Interactions of Investment and Financing:


Options:


Calls, Puts, and Shares:

Intel Options Prices in July 1995; Stock Trading at $65 a Share

 Exercise Date

Exercise Price

Price of Put

Price of Call

 10/95

$65

$6.25

$4.625

1/96

$65

$8

$5.875

1/96

$70

$5.875

$8.5

Value of call at expiration = max(price of share - exercise price, 0)

Value of put at expiration = max(exercise price - price of share, 0)

Bachelier diagrams//payoffs to owners/payoffs to writers

[buy call, invest PV of exercise price in safe asset] has the same payoff as [buy put, buy share]
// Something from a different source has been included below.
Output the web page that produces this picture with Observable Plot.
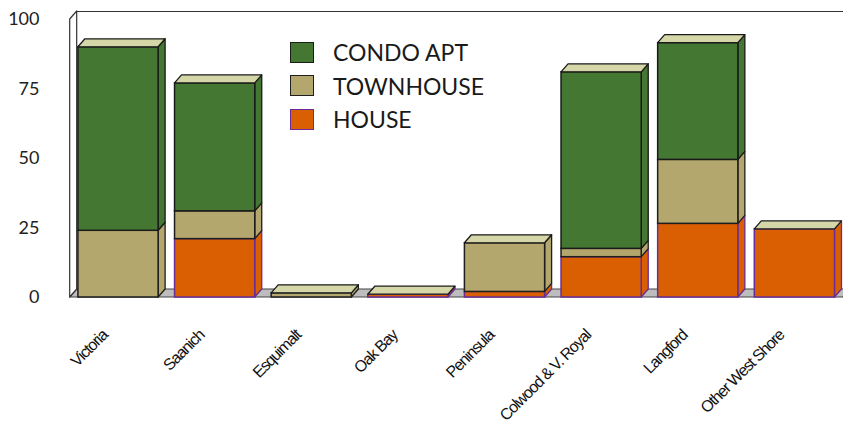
<!DOCTYPE html>
<html>
<head>
<meta charset="utf-8">
<script src="https://cdn.jsdelivr.net/npm/d3@7"></script>
<script src="https://cdn.jsdelivr.net/npm/@observablehq/plot@0.6"></script>
<style>
  body { margin: 0; background: #fff; }
  #wrap { position: relative; width: 843px; height: 436px; }
  #legend { position: absolute; left: 290px; top: 41px; font-family: Lato, "Open Sans", sans-serif; font-size: 23px; color: #1a1a1a; }
  .row { display: flex; align-items: center; height: 22px; margin-bottom: 11.5px; }
  .sw { width: 22px; height: 19px; border: 1.5px solid #1a1a1a; margin-right: 19px; }
</style>
</head>
<body>
<div id="wrap"><div id="legend"></div></div>
<script>
const categories = ["Victoria", "Saanich", "Esquimalt", "Oak Bay", "Peninsula", "Colwood & V. Royal", "Langford", "Other West Shore"];
const house     = [0, 21, 0, 1, 2, 14.5, 26.5, 24.5];
const townhouse = [24, 10, 1.5, 0, 17.5, 3, 23, 0];
const condo     = [66, 46, 0, 0, 0, 63.5, 42, 0];
const yTicks = [0, 25, 50, 75, 100];

const series = [
  {name: "HOUSE", values: house, fill: "#d95f02", stroke: "#6b2d95"},
  {name: "TOWNHOUSE", values: townhouse, fill: "#b4a76e", stroke: "#1e1e1e"},
  {name: "CONDO APT", values: condo, fill: "#447832", stroke: "#1a1a1a"}
];
const legendOrder = ["CONDO APT", "TOWNHOUSE", "HOUSE"];
const topFill = "#d5d7a8";

// 3D geometry (in scale units)
const hw = 0.415;      // half bar width
const ddx = 0.0724;    // depth in x
const ddy = 2.88;      // depth in y

// stacked segments
const segs = [];
categories.forEach((c, i) => {
  let acc = 0;
  series.forEach(s => {
    const v = s.values[i];
    if (v > 0) segs.push({i, series: s.name, y1: acc, y2: acc + v, id: i + "-" + s.name});
    acc += v;
  });
});
const totals = categories.map((c, i) => series.reduce((a, s) => a + s.values[i], 0));

const marks = [];
// floor
const floorPts = [{y: 0, x1: -0.5, x2: 7.5}, {y: ddy, x1: -0.5 + ddx, x2: 7.5 + ddx}];
marks.push(Plot.areaX(floorPts, {y: "y", x1: "x1", x2: "x2", fill: "#bdbdbd", stroke: "#444", strokeWidth: 1.2}));
// left wall
const wallPts = [{x: -0.5, lo: 0, hi: 100}, {x: -0.5 + ddx, lo: ddy, hi: 100 + ddy}];
marks.push(Plot.areaY(wallPts, {x: "x", y1: "lo", y2: "hi", fill: "#fff", stroke: "#333", strokeWidth: 1.2}));
// back top edge
marks.push(Plot.ruleY([100 + ddy], {x1: -0.5 + ddx, x2: 7.5 + ddx, stroke: "#333", strokeWidth: 1.2}));

series.forEach(s => {
  const ss = segs.filter(d => d.series === s.name);
  const side = ss.flatMap(d => [
    {id: d.id, x: d.i + hw, lo: d.y1, hi: d.y2},
    {id: d.id, x: d.i + hw + ddx, lo: d.y1 + ddy, hi: d.y2 + ddy}
  ]);
  marks.push(Plot.areaY(side, {x: "x", y1: "lo", y2: "hi", z: "id", fill: s.fill, stroke: s.stroke, strokeWidth: 1.3}));
});
series.forEach(s => {
  const ss = segs.filter(d => d.series === s.name);
  marks.push(Plot.rect(ss, {x1: d => d.i - hw, x2: d => d.i + hw, y1: "y1", y2: "y2", fill: s.fill, stroke: s.stroke, strokeWidth: 1.5}));
});
// top faces
const tops = categories.flatMap((c, i) => totals[i] > 0 ? [
  {i, y: totals[i], x1: i - hw, x2: i + hw},
  {i, y: totals[i] + ddy, x1: i - hw + ddx, x2: i + hw + ddx}
] : []);
marks.push(Plot.areaX(tops, {y: "y", x1: "x1", x2: "x2", z: "i", fill: topFill, stroke: "#1a1a1a", strokeWidth: 1.3}));

// y axis
marks.push(Plot.axisY(yTicks, {tickSize: 0, tickPadding: 3, fontSize: 18, label: null, fill: "#222"}));
// x labels
marks.push(Plot.text(categories, {
  x: (d, i) => i - 0.14, y: () => 0, text: d => d, dy: 35,
  rotate: -45, textAnchor: "end", lineAnchor: "middle",
  fontSize: 16, fill: "#111"
}));

const chart = Plot.plot({
  width: 843, height: 436,
  marginLeft: 42, marginRight: 0, marginTop: 0, marginBottom: 0,
  x: {domain: [-0.5, 7.5], range: [69.7, 842.7], axis: null},
  y: {domain: [0, 100], range: [297, 19], axis: null},
  style: {fontFamily: "Lato, 'Open Sans', sans-serif", background: "#fff", overflow: "visible"},
  marks
});
chart.querySelectorAll("text").forEach(t => {
  const s = t.textContent;
  if (isNaN(+s)) { t.style.letterSpacing = "-1.1px"; t.style.fontFamily = "'Liberation Sans', Arial, sans-serif"; }
});
document.getElementById("wrap").prepend(chart);

const legend = document.getElementById("legend");
legendOrder.forEach(n => {
  const s = series.find(d => d.name === n);
  const row = document.createElement("div");
  row.className = "row";
  const sw = document.createElement("div");
  sw.className = "sw";
  sw.style.background = s.fill;
  sw.style.borderColor = s.stroke;
  const lab = document.createElement("span");
  lab.textContent = n;
  row.append(sw, lab);
  legend.append(row);
});
</script>
</body>
</html>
V[call] + PV[exercise price] = V[put]+[share price]

[buy call, sell put] has the same payoff as [buy share, borrow PV of exercise price]

Synthetic Option:

Buy put = buy call + sell share + invest PV of exercise price

Bankruptcy as shareholders' exercise of a put option


What determines option values?

Value of call is less than share price; value of call is greater than payoff if exercised immediately


Why DCF Doesn't Work for Options:

Because the riskiness of an option changes every time the stock price moves.


Valuing Options:

Price options by constructing a synthetic option.

Suppose we have our $65 Intel stock, and buy a call option with a strike price of $65 and an expiration date six months from now. r of 5% per year. If Intel stock can only (a) fall by 20% to $52 or rise by 25% to $81.25, then

Option value = 0 in bad case; $16.25 in good case. Spread=5/9 spread of stock price. Suppose you bought 5/9 of a share and borrowed the PV of 5/9 of a share in the bad case from the bank--borrow $28.18, the PV of $28.89.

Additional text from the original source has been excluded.